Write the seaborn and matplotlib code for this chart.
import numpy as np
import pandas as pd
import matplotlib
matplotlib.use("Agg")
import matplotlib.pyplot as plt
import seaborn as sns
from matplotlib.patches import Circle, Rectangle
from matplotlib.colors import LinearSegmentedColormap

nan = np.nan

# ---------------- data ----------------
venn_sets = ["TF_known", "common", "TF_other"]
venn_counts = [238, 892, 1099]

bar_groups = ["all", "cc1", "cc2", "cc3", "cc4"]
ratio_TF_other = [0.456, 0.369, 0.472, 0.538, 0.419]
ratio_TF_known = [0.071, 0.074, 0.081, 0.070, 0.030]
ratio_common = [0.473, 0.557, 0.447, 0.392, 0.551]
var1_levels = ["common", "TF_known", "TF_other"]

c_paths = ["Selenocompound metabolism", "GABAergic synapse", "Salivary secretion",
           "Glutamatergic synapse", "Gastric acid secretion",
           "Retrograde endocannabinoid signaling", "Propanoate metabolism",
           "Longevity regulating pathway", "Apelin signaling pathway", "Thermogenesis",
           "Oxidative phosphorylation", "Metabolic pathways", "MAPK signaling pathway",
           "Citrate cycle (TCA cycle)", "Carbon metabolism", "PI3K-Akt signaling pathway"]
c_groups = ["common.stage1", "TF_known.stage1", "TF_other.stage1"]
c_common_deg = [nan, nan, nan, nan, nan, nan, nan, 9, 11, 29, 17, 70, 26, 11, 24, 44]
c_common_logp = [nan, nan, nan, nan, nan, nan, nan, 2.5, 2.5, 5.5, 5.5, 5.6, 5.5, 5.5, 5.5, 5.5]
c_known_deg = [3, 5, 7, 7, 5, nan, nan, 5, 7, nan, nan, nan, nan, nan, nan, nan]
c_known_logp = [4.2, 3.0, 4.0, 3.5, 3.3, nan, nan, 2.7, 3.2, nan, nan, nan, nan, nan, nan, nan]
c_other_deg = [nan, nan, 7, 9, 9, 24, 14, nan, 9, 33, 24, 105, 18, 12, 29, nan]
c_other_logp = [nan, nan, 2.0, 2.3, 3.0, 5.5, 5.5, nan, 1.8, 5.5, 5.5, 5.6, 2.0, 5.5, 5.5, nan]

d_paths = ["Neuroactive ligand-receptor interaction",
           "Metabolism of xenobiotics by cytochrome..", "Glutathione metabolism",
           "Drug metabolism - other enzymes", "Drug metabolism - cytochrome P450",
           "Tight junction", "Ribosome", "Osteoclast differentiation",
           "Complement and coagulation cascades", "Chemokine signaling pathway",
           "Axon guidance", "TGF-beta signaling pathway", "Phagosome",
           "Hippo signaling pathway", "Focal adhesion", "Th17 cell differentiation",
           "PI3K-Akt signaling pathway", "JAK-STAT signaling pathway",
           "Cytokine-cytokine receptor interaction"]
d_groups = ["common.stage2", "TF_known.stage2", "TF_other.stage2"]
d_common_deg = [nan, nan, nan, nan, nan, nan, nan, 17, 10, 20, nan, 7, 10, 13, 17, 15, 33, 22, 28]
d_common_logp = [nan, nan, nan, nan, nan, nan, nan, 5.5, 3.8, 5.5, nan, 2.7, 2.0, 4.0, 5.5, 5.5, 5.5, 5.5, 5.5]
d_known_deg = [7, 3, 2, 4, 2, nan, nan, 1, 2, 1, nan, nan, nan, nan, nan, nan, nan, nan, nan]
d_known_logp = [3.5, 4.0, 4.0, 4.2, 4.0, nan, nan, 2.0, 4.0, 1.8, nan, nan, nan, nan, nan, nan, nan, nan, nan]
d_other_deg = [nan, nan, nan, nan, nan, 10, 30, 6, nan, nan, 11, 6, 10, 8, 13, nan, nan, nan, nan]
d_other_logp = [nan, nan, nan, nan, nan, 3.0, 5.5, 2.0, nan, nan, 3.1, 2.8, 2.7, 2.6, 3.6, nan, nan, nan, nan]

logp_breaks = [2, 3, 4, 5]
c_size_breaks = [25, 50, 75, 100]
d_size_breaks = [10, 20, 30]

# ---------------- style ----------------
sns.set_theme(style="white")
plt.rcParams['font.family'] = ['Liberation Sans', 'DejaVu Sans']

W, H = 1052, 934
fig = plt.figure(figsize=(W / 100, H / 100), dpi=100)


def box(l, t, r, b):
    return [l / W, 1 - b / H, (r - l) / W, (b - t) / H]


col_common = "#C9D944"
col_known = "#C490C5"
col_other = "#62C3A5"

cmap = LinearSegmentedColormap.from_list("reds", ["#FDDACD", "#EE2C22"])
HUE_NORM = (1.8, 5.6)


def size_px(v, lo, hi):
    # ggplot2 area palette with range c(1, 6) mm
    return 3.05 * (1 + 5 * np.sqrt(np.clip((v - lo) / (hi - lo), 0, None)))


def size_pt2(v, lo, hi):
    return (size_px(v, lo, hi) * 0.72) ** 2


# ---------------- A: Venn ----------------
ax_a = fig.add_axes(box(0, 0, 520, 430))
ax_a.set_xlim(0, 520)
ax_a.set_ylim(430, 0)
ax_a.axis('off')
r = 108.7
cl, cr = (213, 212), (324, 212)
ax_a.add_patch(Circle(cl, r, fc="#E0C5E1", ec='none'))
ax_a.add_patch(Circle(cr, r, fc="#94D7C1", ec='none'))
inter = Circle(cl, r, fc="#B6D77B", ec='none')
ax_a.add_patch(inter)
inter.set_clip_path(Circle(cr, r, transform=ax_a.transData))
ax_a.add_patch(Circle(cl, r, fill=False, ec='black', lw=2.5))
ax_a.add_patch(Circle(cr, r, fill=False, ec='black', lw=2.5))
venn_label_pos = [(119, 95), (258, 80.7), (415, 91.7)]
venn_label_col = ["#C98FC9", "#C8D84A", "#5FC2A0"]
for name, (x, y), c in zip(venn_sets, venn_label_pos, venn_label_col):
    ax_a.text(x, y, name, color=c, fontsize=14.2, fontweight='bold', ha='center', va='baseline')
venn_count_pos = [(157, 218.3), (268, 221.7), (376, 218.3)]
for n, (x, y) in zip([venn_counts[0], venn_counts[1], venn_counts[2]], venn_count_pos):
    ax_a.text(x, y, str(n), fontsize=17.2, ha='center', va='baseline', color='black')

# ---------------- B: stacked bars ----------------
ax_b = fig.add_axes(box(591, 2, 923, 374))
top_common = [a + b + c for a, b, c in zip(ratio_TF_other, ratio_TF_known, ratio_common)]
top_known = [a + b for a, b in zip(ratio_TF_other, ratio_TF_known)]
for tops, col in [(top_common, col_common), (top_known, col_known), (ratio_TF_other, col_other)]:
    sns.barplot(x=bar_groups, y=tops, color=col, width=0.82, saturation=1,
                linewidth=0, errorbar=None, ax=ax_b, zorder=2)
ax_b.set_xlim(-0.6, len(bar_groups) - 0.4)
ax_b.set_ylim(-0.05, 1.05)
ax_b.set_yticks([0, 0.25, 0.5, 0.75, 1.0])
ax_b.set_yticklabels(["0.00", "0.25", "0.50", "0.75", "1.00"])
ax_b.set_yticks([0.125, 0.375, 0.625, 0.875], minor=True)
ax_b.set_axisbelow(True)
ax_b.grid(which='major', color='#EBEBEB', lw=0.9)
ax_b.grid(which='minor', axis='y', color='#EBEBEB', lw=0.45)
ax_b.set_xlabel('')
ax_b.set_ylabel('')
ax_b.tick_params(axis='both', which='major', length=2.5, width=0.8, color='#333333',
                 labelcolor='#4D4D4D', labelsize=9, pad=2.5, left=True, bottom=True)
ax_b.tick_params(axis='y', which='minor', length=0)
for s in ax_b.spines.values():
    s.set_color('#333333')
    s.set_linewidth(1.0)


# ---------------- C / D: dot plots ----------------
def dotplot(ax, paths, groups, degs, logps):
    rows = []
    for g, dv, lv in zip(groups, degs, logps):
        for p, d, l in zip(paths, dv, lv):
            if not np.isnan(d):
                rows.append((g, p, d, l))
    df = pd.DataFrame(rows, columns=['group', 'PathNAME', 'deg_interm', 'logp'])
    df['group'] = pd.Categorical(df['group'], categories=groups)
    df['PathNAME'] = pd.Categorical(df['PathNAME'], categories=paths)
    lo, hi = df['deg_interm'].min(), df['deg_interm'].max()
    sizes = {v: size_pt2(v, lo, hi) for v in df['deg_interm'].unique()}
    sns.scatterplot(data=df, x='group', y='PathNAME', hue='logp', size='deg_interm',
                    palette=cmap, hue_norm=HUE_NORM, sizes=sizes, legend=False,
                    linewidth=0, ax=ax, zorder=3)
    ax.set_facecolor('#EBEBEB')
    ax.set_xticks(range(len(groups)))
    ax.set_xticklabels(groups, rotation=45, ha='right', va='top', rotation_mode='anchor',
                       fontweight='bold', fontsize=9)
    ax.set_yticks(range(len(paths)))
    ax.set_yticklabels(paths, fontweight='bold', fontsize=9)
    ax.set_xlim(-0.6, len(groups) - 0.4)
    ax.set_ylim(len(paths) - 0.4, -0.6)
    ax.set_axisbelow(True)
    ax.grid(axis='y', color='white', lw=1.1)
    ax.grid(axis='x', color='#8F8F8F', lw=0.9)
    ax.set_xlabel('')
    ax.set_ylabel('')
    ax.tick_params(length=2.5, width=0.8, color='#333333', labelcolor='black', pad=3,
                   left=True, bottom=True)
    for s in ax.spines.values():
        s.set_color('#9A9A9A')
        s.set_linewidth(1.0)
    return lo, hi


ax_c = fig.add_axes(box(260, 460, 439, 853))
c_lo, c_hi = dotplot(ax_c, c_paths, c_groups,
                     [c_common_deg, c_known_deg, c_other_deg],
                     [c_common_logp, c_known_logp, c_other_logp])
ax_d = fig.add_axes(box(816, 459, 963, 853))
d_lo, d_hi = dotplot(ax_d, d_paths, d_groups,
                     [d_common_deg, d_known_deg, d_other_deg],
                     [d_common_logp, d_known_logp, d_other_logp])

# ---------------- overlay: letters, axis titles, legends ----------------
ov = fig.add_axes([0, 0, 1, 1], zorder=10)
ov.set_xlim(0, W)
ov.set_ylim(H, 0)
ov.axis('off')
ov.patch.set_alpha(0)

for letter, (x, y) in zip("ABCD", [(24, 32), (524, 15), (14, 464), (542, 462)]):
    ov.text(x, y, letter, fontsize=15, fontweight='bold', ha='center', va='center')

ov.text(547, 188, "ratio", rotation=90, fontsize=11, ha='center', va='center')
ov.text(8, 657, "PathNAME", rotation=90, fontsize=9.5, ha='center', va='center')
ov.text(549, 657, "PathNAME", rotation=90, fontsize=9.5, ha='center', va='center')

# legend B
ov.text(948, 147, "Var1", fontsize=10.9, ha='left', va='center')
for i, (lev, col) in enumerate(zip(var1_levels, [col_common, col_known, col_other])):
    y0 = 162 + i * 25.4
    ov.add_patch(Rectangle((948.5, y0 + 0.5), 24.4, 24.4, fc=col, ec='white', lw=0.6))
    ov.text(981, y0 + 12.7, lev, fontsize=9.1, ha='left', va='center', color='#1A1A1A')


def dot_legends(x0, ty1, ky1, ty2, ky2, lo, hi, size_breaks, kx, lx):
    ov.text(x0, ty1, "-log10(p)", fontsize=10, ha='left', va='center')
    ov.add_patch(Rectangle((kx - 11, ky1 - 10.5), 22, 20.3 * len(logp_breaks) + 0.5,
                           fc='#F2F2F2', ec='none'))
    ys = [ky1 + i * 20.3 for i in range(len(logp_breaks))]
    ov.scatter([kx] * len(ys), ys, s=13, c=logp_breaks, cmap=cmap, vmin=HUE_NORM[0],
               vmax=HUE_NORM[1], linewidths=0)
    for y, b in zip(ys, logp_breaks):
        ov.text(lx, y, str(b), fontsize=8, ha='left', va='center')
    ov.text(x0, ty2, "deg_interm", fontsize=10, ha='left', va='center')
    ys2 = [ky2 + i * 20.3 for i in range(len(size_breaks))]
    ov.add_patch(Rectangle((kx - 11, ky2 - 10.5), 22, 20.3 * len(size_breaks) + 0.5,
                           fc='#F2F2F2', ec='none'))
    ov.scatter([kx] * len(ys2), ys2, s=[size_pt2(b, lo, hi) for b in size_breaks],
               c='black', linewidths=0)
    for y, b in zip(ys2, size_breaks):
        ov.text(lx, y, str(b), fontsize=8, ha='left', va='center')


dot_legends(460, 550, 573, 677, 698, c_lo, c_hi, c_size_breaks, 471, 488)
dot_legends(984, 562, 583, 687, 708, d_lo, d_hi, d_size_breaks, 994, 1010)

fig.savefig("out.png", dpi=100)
═══
Exercise aim: Return, please, the lines of the data from the first through the line containing "5.5, 5.5, nan]", both kept, exactly as they stand and nothing more.

Solution for this exercise:
Write the seaborn and matplotlib code for this chart.
import numpy as np
import pandas as pd
import matplotlib
matplotlib.use("Agg")
import matplotlib.pyplot as plt
import seaborn as sns
from matplotlib.patches import Circle, Rectangle
from matplotlib.colors import LinearSegmentedColormap

nan = np.nan

# ---------------- data ----------------
venn_sets = ["TF_known", "common", "TF_other"]
venn_counts = [238, 892, 1099]

bar_groups = ["all", "cc1", "cc2", "cc3", "cc4"]
ratio_TF_other = [0.456, 0.369, 0.472, 0.538, 0.419]
ratio_TF_known = [0.071, 0.074, 0.081, 0.070, 0.030]
ratio_common = [0.473, 0.557, 0.447, 0.392, 0.551]
var1_levels = ["common", "TF_known", "TF_other"]

c_paths = ["Selenocompound metabolism", "GABAergic synapse", "Salivary secretion",
           "Glutamatergic synapse", "Gastric acid secretion",
           "Retrograde endocannabinoid signaling", "Propanoate metabolism",
           "Longevity regulating pathway", "Apelin signaling pathway", "Thermogenesis",
           "Oxidative phosphorylation", "Metabolic pathways", "MAPK signaling pathway",
           "Citrate cycle (TCA cycle)", "Carbon metabolism", "PI3K-Akt signaling pathway"]
c_groups = ["common.stage1", "TF_known.stage1", "TF_other.stage1"]
c_common_deg = [nan, nan, nan, nan, nan, nan, nan, 9, 11, 29, 17, 70, 26, 11, 24, 44]
c_common_logp = [nan, nan, nan, nan, nan, nan, nan, 2.5, 2.5, 5.5, 5.5, 5.6, 5.5, 5.5, 5.5, 5.5]
c_known_deg = [3, 5, 7, 7, 5, nan, nan, 5, 7, nan, nan, nan, nan, nan, nan, nan]
c_known_logp = [4.2, 3.0, 4.0, 3.5, 3.3, nan, nan, 2.7, 3.2, nan, nan, nan, nan, nan, nan, nan]
c_other_deg = [nan, nan, 7, 9, 9, 24, 14, nan, 9, 33, 24, 105, 18, 12, 29, nan]
c_other_logp = [nan, nan, 2.0, 2.3, 3.0, 5.5, 5.5, nan, 1.8, 5.5, 5.5, 5.6, 2.0, 5.5, 5.5, nan]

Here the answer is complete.